WAR
Savaşın bir ülkenin ya da ulusun başına gelebilecek en b.ktan bir şey olduğunu en iyi dedelerimiz bilir. Kıbrıs’a, Kore’ye giden askerlerimiz bilir. İkinci Dünya Savaşı’nda tarafsız ve savaş dışında kalmamıza rağmen yaşadıklarımızla yaşlılarımız bilir.
Savaş Nedir Ki?
Benim gibi gerçek bir savaşa katılmayanlar ise olsa olsa Hollywood filmlerinden ya da benzer platformların ekranlardan görürüz. Film biter günlük hayatımıza döneriz ama işin hiçte o kadar kolay olmadığı tüm Dünya’da yaşanan mülteci hareketinden, küçük çocukların, genç yaşlı bir çok kişinin birer mal gibi denizlerden sahile vurmalarından anlarız.
Hani bazı atasözleri vardır; “Damdan düşenin halinden damdan düşen anlar” veya “Tok açın halinden anlamaz” gibi ne kadar tarif etsek, ne kadar anlıyorum desek de gerçek yaşayanlar kadar anlamamız ancak aynısı yaşamakla mümkün olur. Dünya tarihi boyunca ve halen de savaşılan bir bölge mutlaka vardır Dünya’nın bir yerlerinde. Bazısı tüm Dünya’nın ilgisini çeker, bazısından çok az kimsenin haberi olur, bazısında herkes bilir ama hiç bir şey yapmaz.
Hangi Çağ
Biz insanlar bir taraftan hayvanlardan farklıyız desek de diğer taraftan aynı tabiat kanunlarını uygulamaktan da geri kalamıyoruz. Büyük balık küçük balığı yutar gibi bir kuralın insanlar arasında halen geçerli olması ve bunu devletlerin de tüm güçleriyle kullanması akıl alır gibi değil. Hala ilkeliz hala yeni modern çağa geçemedik hala orta çağın ortasındayız. Tarih kitaplarında insanların geçtiği dönemlere isimler verirler ama genel olarak aydınlanma ile ilişkili tam bir değişim belirlemek güçtür. Bugünkü yaşananlara bakınca; savaş, ırkçılık, kadın erkek meselesi, kölelik, zenginlik ve fakirlik gibi konularda çağ atladığımız söylemek çok iyimserlik olur.

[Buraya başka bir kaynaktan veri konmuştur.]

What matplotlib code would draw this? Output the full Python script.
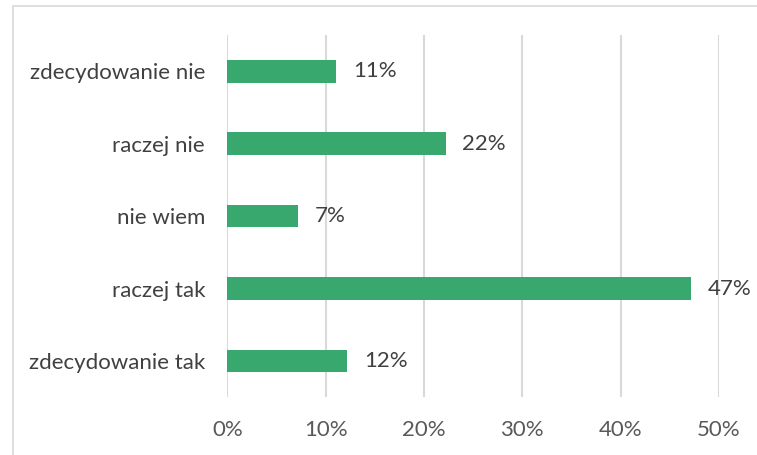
import matplotlib
matplotlib.use("Agg")
import matplotlib.pyplot as plt
from matplotlib.patches import Rectangle

categories = ["zdecydowanie tak", "raczej tak", "nie wiem", "raczej nie", "zdecydowanie nie"]
values = [0.122, 0.472, 0.072, 0.222, 0.111]
ticks = [0, 0.1, 0.2, 0.3, 0.4, 0.5]
tick_labels = ["0%", "10%", "20%", "30%", "40%", "50%"]

plt.rcParams["font.family"] = ["Lato", "DejaVu Sans"]

W, H = 757, 455
fig = plt.figure(figsize=(W / 100, H / 100), dpi=100)
# axes placed in pixel coords of the reference
left, right, top, bottom = 227.3, 719, 35, 397.3
ax = fig.add_axes([left / W, 1 - bottom / H, (right - left) / W, (bottom - top) / H])

# light chart frame
fig.patches.append(Rectangle((12.5 / W, -0.1), 1.2, 1 - 6 / H + 0.1, transform=fig.transFigure,
                             fill=False, edgecolor="#d9d9d9", linewidth=1.2))

y = range(len(categories))
ax.barh(y, values, height=0.313, color="#38a86f", zorder=3)
for yi, v in zip(y, values):
    ax.text(v + 0.017, yi, "{:.0f}%".format(v * 100), va="center", ha="left",
            fontsize=16, color="#404040")

ax.set_xlim(0, 0.5)
ax.set_ylim(-0.5, len(categories) - 0.5)
ax.set_xticks(ticks)
ax.set_xticklabels(tick_labels)
ax.set_yticks(list(y))
ax.set_yticklabels(categories)
ax.tick_params(axis="x", length=0, pad=16, labelsize=16, labelcolor="#595959")
ax.tick_params(axis="y", length=0, pad=16, labelsize=16, labelcolor="#404040")
ax.grid(axis="x", color="#d9d9d9", linewidth=1.5, zorder=0)
for s in ax.spines.values():
    s.set_visible(False)

fig.savefig("out.png", dpi=100)
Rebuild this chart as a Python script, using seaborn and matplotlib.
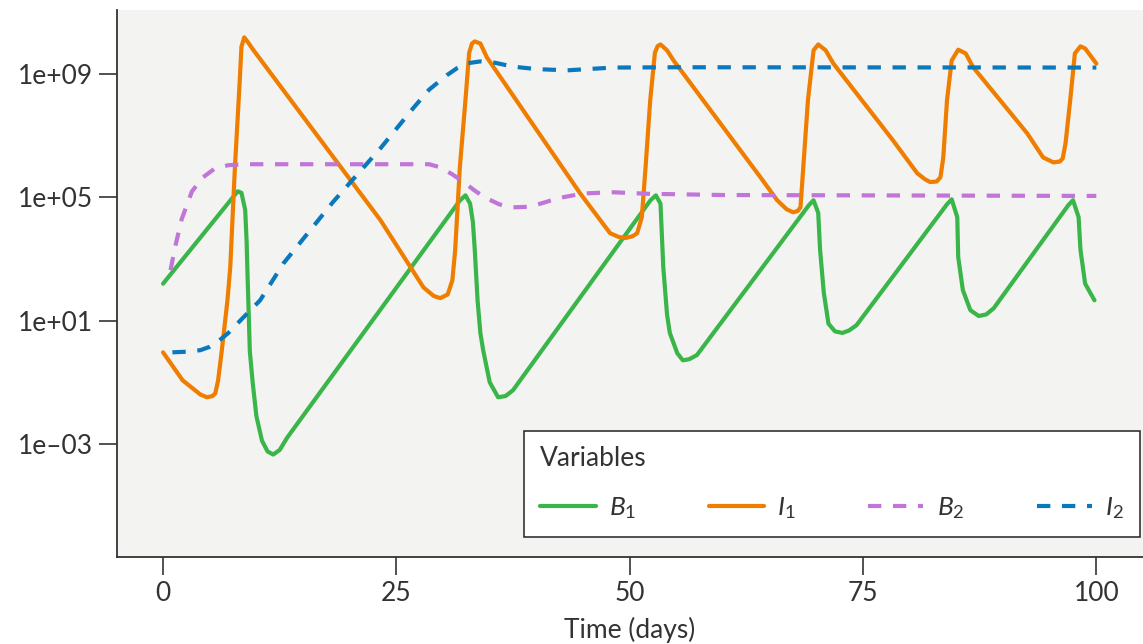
import numpy as np
import pandas as pd
import matplotlib
matplotlib.use('Agg')
import matplotlib.pyplot as plt
import seaborn as sns

sns.set_theme(style='ticks')
plt.rcParams['font.family'] = ['Lato', 'DejaVu Sans']
plt.rcParams['mathtext.fontset'] = 'custom'
plt.rcParams['mathtext.it'] = 'Lato:italic'
plt.rcParams['mathtext.rm'] = 'Lato'

# time (days) and log10 of each variable
b1_t = [0, 7.6, 8.0, 8.4, 8.8, 8.95, 9.05, 9.15, 9.3, 9.6, 10.0, 10.6, 11.2, 11.8, 12.5, 13.3,
        31.8, 32.4, 32.9, 33.2, 33.4, 33.7, 34.0, 34.3, 35.0, 35.9, 36.7, 37.5,
        52.2, 52.8, 53.3, 53.6, 54.0, 54.3, 55.1, 55.7, 56.4, 57.2,
        69.2, 69.7, 70.2, 70.4, 70.8, 71.3, 72.0, 72.8, 73.5, 74.3,
        84.0, 84.5, 85.1, 85.2, 85.7, 86.5, 87.4, 88.2, 89.0,
        97.0, 97.5, 98.1, 98.3, 98.8, 99.8]
b1_log = [2.2, 5.05, 5.2, 5.15, 4.6, 3.6, 2.5, 1.5, 0.0, -1.0, -2.1, -2.9, -3.25, -3.35, -3.2, -2.8,
          4.9, 5.07, 4.8, 4.2, 3.3, 1.66, 0.6, 0.04, -1.0, -1.49, -1.45, -1.26,
          4.9, 5.07, 4.8, 2.73, 1.2, 0.6, -0.06, -0.29, -0.25, -0.12,
          4.75, 4.91, 4.5, 3.3, 1.9, 0.9, 0.65, 0.6, 0.68, 0.85,
          4.78, 4.94, 4.36, 3.06, 1.99, 1.34, 1.15, 1.2, 1.4,
          4.75, 4.91, 4.36, 3.3, 2.2, 1.66]

i1_t = [0, 2.1, 4.0, 4.7, 5.3, 5.6, 5.9, 6.3, 6.9, 7.2, 7.7, 8.2, 8.4, 8.7, 9.1, 9.7,
        23.3, 27.9, 29.0, 29.7, 30.5, 31.0, 31.3, 31.8, 32.4, 32.8, 33.1, 33.4, 34.0, 34.7,
        44.7, 47.9, 48.8, 49.5, 50.3, 50.8, 51.3, 51.7, 52.2, 52.7, 53.0, 53.3, 54.0, 54.7,
        64.0, 65.8, 66.8, 67.5, 68.0, 68.3, 68.6, 69.1, 69.7, 70.2, 71.0, 71.8,
        78.2, 80.8, 81.6, 82.2, 82.9, 83.3, 83.6, 84.0, 84.5, 85.2, 86.0, 86.8,
        92.6, 94.3, 95.4, 96.1, 96.4, 96.7, 97.2, 97.7, 98.3, 98.8, 100.0]
i1_log = [-0.03, -0.94, -1.4, -1.49, -1.45, -1.36, -0.94, 0.04, 1.66, 2.73, 5.98, 8.7, 9.9, 10.2, 10.04, 9.78,
          4.26, 2.08, 1.8, 1.73, 1.85, 2.31, 3.29, 5.98, 8.16, 9.7, 10.0, 10.07, 10.0, 9.55,
          5.13, 3.84, 3.72, 3.68, 3.74, 3.84, 4.36, 5.98, 8.16, 9.7, 9.92, 9.97, 9.78, 9.45,
          5.66, 4.91, 4.62, 4.52, 4.56, 4.68, 5.98, 8.16, 9.78, 9.97, 9.78, 9.36,
          6.86, 5.79, 5.6, 5.5, 5.52, 5.66, 6.3, 8.16, 9.45, 9.8, 9.68, 9.23,
          7.08, 6.3, 6.14, 6.17, 6.27, 6.76, 8.16, 9.68, 9.91, 9.84, 9.35]

b2_t = [0.8, 1.3, 2.0, 3.1, 4.3, 5.5, 7.0, 9.0, 28.5, 29.7, 31.0, 32.2, 33.5, 34.7, 36.0, 37.5,
        39.3, 41.0, 42.2, 45.0, 48.2, 52.0, 60.0, 100.0]
b2_log = [2.64, 3.4, 4.3, 5.2, 5.66, 5.93, 6.05, 6.08, 6.08, 5.98, 5.75, 5.5, 5.2, 4.97, 4.78, 4.68,
          4.7, 4.85, 4.97, 5.13, 5.17, 5.12, 5.08, 5.05]

i2_t = [1.0, 2.5, 4.0, 5.0, 5.8, 7.0, 8.3, 10.4, 12.9, 18.2, 23.3, 26.8, 28.5, 30.4, 31.5, 32.6,
        34.0, 35.5, 37.5, 40.0, 43.3, 46.0, 48.2, 55.0, 100.0]
i2_log = [-0.03, -0.01, 0.04, 0.15, 0.3, 0.6, 1.01, 1.66, 2.86, 4.85, 6.6, 7.9, 8.5, 8.97, 9.2, 9.36,
          9.42, 9.38, 9.25, 9.17, 9.13, 9.18, 9.22, 9.23, 9.22]

labels = ['$\\mathit{B}_{1}$', '$\\mathit{I}_{1}$', '$\\mathit{B}_{2}$', '$\\mathit{I}_{2}$']
colors = ['#3ab54a', '#ef7d00', '#c175d8', '#0a78bc']
series = [(b1_t, b1_log), (i1_t, i1_log), (b2_t, b2_log), (i2_t, i2_log)]
styles = ['-', '-', (0, (3.2, 2.8)), (0, (3.2, 2.8))]

fig = plt.figure(figsize=(11.43, 6.44), dpi=100)
ax = fig.add_axes([0.1024, 0.135, 0.8976, 0.849])
ax.set_facecolor('#f3f3f1')

for (t, lv), lab, col, ls in zip(series, labels, colors, styles):
    df = pd.DataFrame({'time': t, 'value': 10 ** np.array(lv)})
    sns.lineplot(data=df, x='time', y='value', ax=ax, color=col, linewidth=3,
                 linestyle=ls, label=lab, errorbar=None, sort=False)

ax.set_yscale('log')
ax.set_xlim(-4.93, 105)
ax.set_ylim(10 ** -6.68, 10 ** 11.08)
ax.set_xticks([0, 25, 50, 75, 100])
ax.set_xticklabels(['0', '25', '50', '75', '100'])
ax.set_yticks([1e-3, 1e1, 1e5, 1e9])
ax.set_yticklabels(['1e\u201303', '1e+01', '1e+05', '1e+09'])
ax.yaxis.set_minor_locator(matplotlib.ticker.NullLocator())
ax.tick_params(axis='both', length=13, width=1.2, color='#333333', labelsize=19,
               labelcolor='#333333', pad=4)
ax.set_xlabel('Time (days)', fontsize=19, color='#333333', labelpad=8)
ax.set_ylabel('')

for side in ['top', 'right']:
    ax.spines[side].set_visible(False)
for side in ['left', 'bottom']:
    ax.spines[side].set_color('#333333')
    ax.spines[side].set_linewidth(1.3)

leg = ax.legend(title='Variables', ncol=4, loc='lower left', mode='expand',
                bbox_to_anchor=(0.397, 0.037, 0.6, 0.195), borderaxespad=0,
                fontsize=19, title_fontsize=19, alignment='left', fancybox=False,
                framealpha=1, edgecolor='#333333', handlelength=2.1, handletextpad=0.5,
                borderpad=0.6, labelspacing=0.9)
leg.get_frame().set_linewidth(1.2)
leg.get_title().set_color('#333333')
for txt in leg.get_texts():
    txt.set_color('#333333')

fig.savefig('out.png', dpi=100, facecolor='white')
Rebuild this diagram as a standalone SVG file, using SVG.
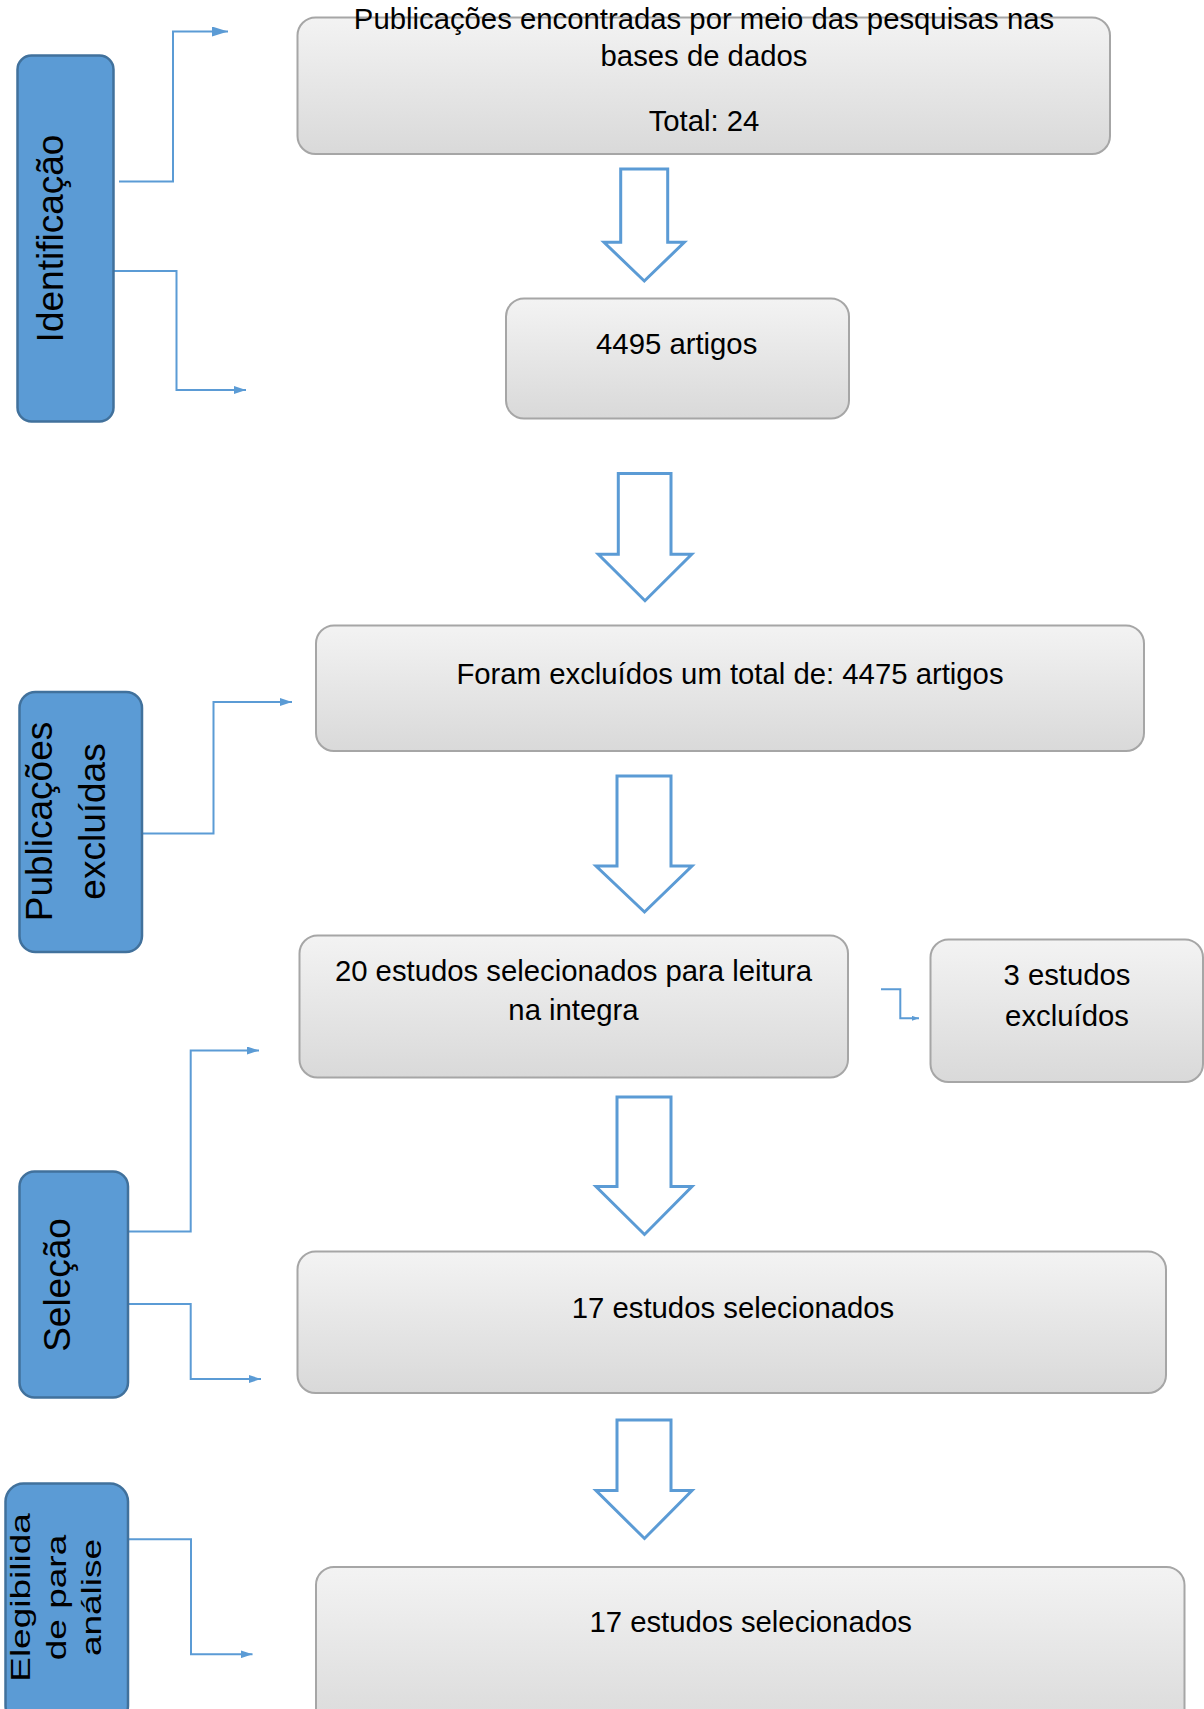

Bunların askeri savaşlardan öte sivil zaiyatların çoluk çocuk kadın yaşlı demeden katliam gibi can kayıplarının yaşananlarının kabile savaşlarından ne farkı var. Sadece silahlar değişmiş ama sonuç aynı ölüm, acı, yıkım, felaket ve zafer.
Birleşmiş Milletler
Haydi diyelim ki eskiden devlerler kendi başlarına idiler, çeşitli ittifaklar kurarak üstünlük kurmaya çalışıyorlardı. Oysa 2. Dünya Savaşı ile birlikte 50 ülkenin bir araya gelmesiyle ve şimdilerde üye olmayana devlet bile denmeyen bir Birleşmiş Milletler gerçeği var. Bu oluşum aslında barış için kurulmuş ama şimdiye kadar her hangi bir savaşı önleyebilmişler mi bilmiyorum. Savaş çıkıp bir şekilde sonuca yaklaşınca genel olarak “Barış Gücü” şeklinde bir miktar ortak askeri gözlem hizmeti vermek konusunda hizmet veriyorlar.
Bu yazımı yazarken Birleşmiş Milletler internet sayfasının mottosunda şunlar yazıyordu; “Sağlıklı bir gezegende barış, haysiyet ve eşitlik” bu konuda ne kadar başarılılar siz karar verin. Birleşmiş Milletler mevcut yapısını tüm ülkelerin koşulsuz eşitliğine dayalı ve ağır yaptırımları olan büyük bir güç haline gelmeden yeni bir çağa geçmemiz mümkün değil. Onun savaşı bunun gücü derken büyük balıklar yutmaya devam eder küçük balıkları.